Can $n! $ divide $ n! + \frac{n!}{2} + \dots + \frac{n!}{n} $?

Question

How to disprove that $$n! \mid \left(n! + \frac{n!}{2} + \dots + \frac{n!}{n} \right)$$ This should not be true, since it would imply that there is some $n$ such that the $n$-th partial sum of the harmonic series reaches an integer.

Here is what I tried:

Since $n > 2 $ (Otherwise this would me trivial), then: $$ 2 \mid n! \\ 2 \mid \frac{n!}{2} $$ So that $n > 4 $ (Note that $n$ can't be $4$). Then, by the same reasoning: $$ 4 \mid n! \\ 4 \mid \frac{n!}{4} $$ So that $n > 6 $ But then I get stuck here since $ 6 \mid \frac{n!}{6} $ doesn't necessaily make $n$ larger than 6.

Answer 1

Let $p$ be the largest prime less than $n$. Then $$ \sum_{i = 1}^n \frac{n!}{i} \equiv \frac{n!}{p} \not\equiv 0\mod p $$ Since $n! \equiv 0\mod p$, it cannot divide that sum.

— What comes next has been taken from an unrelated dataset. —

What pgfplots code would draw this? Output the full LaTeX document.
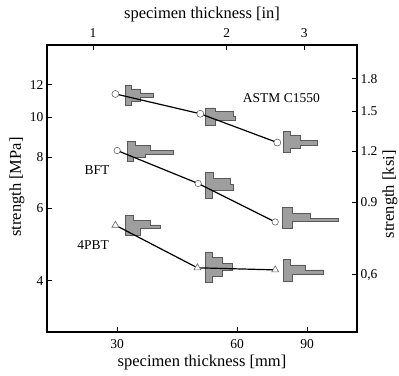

EDIT: The comments tell me I should explain why $i = 2p$ doesn't appear in the sum. Bertrand's postulate says there is a prime $q$ with $p < q < 2p$. Since $p$ is the largest prime less than $n$, we must have $n < q < 2p$.

Answer 2

For $n\gt 1$ Betrand's postulate shows there is at least one prime $p$ greater than $\frac{n}{2}$ and less than or equal to $n$

So $\left(n! + \frac{n!}{2} + \dots + \frac{n!}{n} \right)$ is the sum of $(n-1)$ multiples of $p$ and one non-multiple of $p$, so is not a multiple of $p$

But $n!$ is a multiple of $p$ so does not divide the sum

Answer 3

Here is a nice proof I gave on my own, of the fact that $H_n$ is not an integer for any $n$. Let $p$ be the greatest prime not exceeding $n$. Now, if you calculate $1+\frac{1}{2}+\frac{1}{3}+...+\frac{1}{n}$ by long division, the denominator will be $n!$ and the numerator should be a sum of terms like $\frac{n!}{i}$, where $i$ runs from $1$ to $n$, i.e. $$H_n = \frac{\frac{n!}{1}+\frac{n!}{2}+...+\frac{n!}{n}}{n!}~.$$ Now, the denominator is divisible by $p$. In the numerator, all terms other than $\frac{n!}{p}$ are divisible by $p$, and $\frac{n!}{p}$ is of course not divisible by $p$. Hence, the numerator is not divisible by $p$. This proves that $H_n$ is not an integer.

Note: The proof is slightly incomplete. Can you point out where?